Rojas was pinch-running for Kyle Schwarber, who looped a leadoff single into right field in the top of the ninth inning on Thursday night with the Phillies down 5-4. Rojas dashed his way from first to third after a pickoff attempt from Rays closer Pete Fairbanks got by first baseman Junior Caminero. He eventually scored on a groundout by Max Kepler, hit softly enough and to a spot of the infield that allowed Rojas to break for home on contact.
The comeback efforts didn’t start in the ninth, nor did they conclude there. The Phillies eventually beat the Rays 7-6 in 10 innings in Tampa, securing their second sweep of the season.
Rob Thomson’s lineup was limited to two hits in the first seven innings of Thursday’s series finale. Their bats woke up in the eighth, down 5-1, with a one-out single by J.T. Realmuto against right-handed reliever Edwin Uceta. Three batters later, the comeback kicked off as Bryson Stott hammered an inside fastball from Uceta 409 feet for a three-run homer.

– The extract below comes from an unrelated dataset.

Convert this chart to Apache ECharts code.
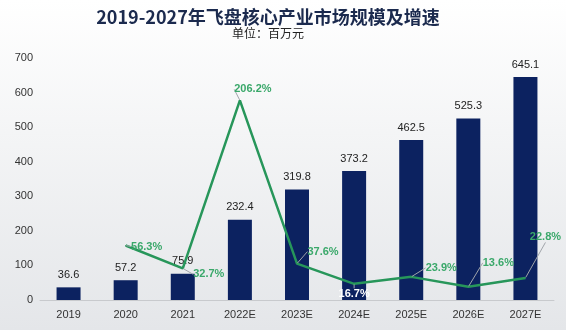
<!DOCTYPE html>
<html>
<head>
<meta charset="utf-8">
<script src="https://cdn.jsdelivr.net/npm/echarts@6/dist/echarts.min.js"></script>
<style>
  html, body { margin: 0; padding: 0; }
  #main { width: 566px; height: 330px; background: linear-gradient(180deg, #ffffff 0%, #f4f5f6 40%, #e4e6e9 100%); }
</style>
</head>
<body>
<div id="main"></div>
<script>
var years = ['2019', '2020', '2021', '2022E', '2023E', '2024E', '2025E', '2026E', '2027E'];
var scale = [36.6, 57.2, 75.9, 232.4, 319.8, 373.2, 462.5, 525.3, 645.1];
var growth = [null, 56.3, 32.7, 206.2, 37.6, 16.7, 23.9, 13.6, 22.8];
var yTicks = [0, 100, 200, 300, 400, 500, 600, 700];

// label shifts for growth labels (dx, dy)
var growthShift = [null, [21, 10], [26, 15], [13, -2], [26, -3], [0, 0], [30, 0], [30, -15], [20, -32]];

var myChart = echarts.init(document.getElementById('main'));
var option = {
    title: {
        text: '2019-2027年飞盘核心产业市场规模及增速',
        subtext: '单位：百万元',
        left: 263,
        textAlign: 'center',
        top: 3,
        itemGap: 1,
        textStyle: { fontSize: 18, fontWeight: 'bold', color: '#1b2a4e', fontFamily: 'Noto Sans CJK SC' },
        subtextStyle: { fontSize: 12, color: '#222', fontFamily: 'Noto Sans CJK SC' }
    },
    grid: { left: 40, right: 12, top: 58, bottom: 30 },
    xAxis: {
        type: 'category',
        data: years,
        axisTick: { show: false },
        axisLine: { lineStyle: { color: '#c8cacd' } },
        axisLabel: { color: '#333', fontSize: 11, margin: 9, fontFamily: 'Liberation Sans' }
    },
    yAxis: [{
        type: 'value',
        min: yTicks[0],
        max: yTicks[yTicks.length - 1],
        interval: 100,
        splitLine: { show: false },
        axisLine: { show: false },
        axisLabel: { color: '#333', fontSize: 11, margin: 7, fontFamily: 'Liberation Sans' }
    }, {
        type: 'value',
        min: 0,
        max: 250,
        show: false,
        splitLine: { show: false }
    }],
    series: [{
        type: 'bar',
        data: scale,
        barWidth: 24,
        itemStyle: { color: '#0c2260' },
        label: {
            show: true,
            position: 'top',
            distance: 7,
            color: '#222',
            fontSize: 11,
            fontFamily: 'Liberation Sans'
        }
    }, {
        type: 'line',
        yAxisIndex: 1,
        data: growth.map(function (v, i) {
            if (v === null) return null;
            if (i === 5) {
                return { value: v, label: { position: 'bottom', color: '#fff', distance: 4 } };
            }
            return v;
        }),
        symbol: 'circle',
        symbolSize: 1,
        showSymbol: true,
        itemStyle: { color: '#27965a' },
        lineStyle: { color: '#27965a', width: 2.5 },
        label: {
            show: true,
            position: 'top',
            distance: 3,
            color: '#3aa86a',
            fontSize: 11,
            fontWeight: 'bold',
            fontFamily: 'Liberation Sans',
            formatter: function (p) { return p.value + '%'; }
        },
        labelLine: { show: true, lineStyle: { color: '#a0a4aa', width: 1 } },
        labelLayout: function (p) {
            var s = growthShift[p.dataIndex];
            if (!s) return {};
            return { dx: s[0], dy: s[1] };
        }
    }]
};
myChart.setOption(option);
</script>
</body>
</html>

One batter later, Trea Turner just missed a home run on a deep fly ball to left field that came down right at the top of the wall, bouncing off Christopher Morel’s glove and staying in play. Turner pulled into second for a double. He stayed there after a review upheld the on-field call of a two-bagger.
Turner was stranded at second after a Bryce Harper groundout, but made a key play a half inning later and delivered an important single in the extra frame.
With two outs in the bottom of the eighth and Travis Jankowski leading off second base, Turner made a sliding play in shallow left field to stop a ground ball by José Caballero from getting into the outfield that could’ve allowed Jankowski to score to make it a 6-4 game. Instead, Jankowski could only advance to third on the play. He got stranded there after Jordan Romano struck out Kameron Misner to end the inning, keeping it a 5-4 game, allowing the Phillies to tie it in the ninth with just a run.
Turner came through again in the 10th, this time at the plate. After Brandon Marsh gave the Phillies a 6-5 lead with a double, Turner drove him home two batters later on a single to center field, giving his club a 7-5 lead. Turner’s RBI was important. The Rays plated a run in the bottom of the 10th before Matt Strahm stranded a pair of runners to close out the game by striking out Caballero.
Turner continues to stay hot at the plate, finishing the series against the Rays 6-for-15 with a double, home run and three RBIs. He’s hitting .354 with an .837 OPS over his last 15 games.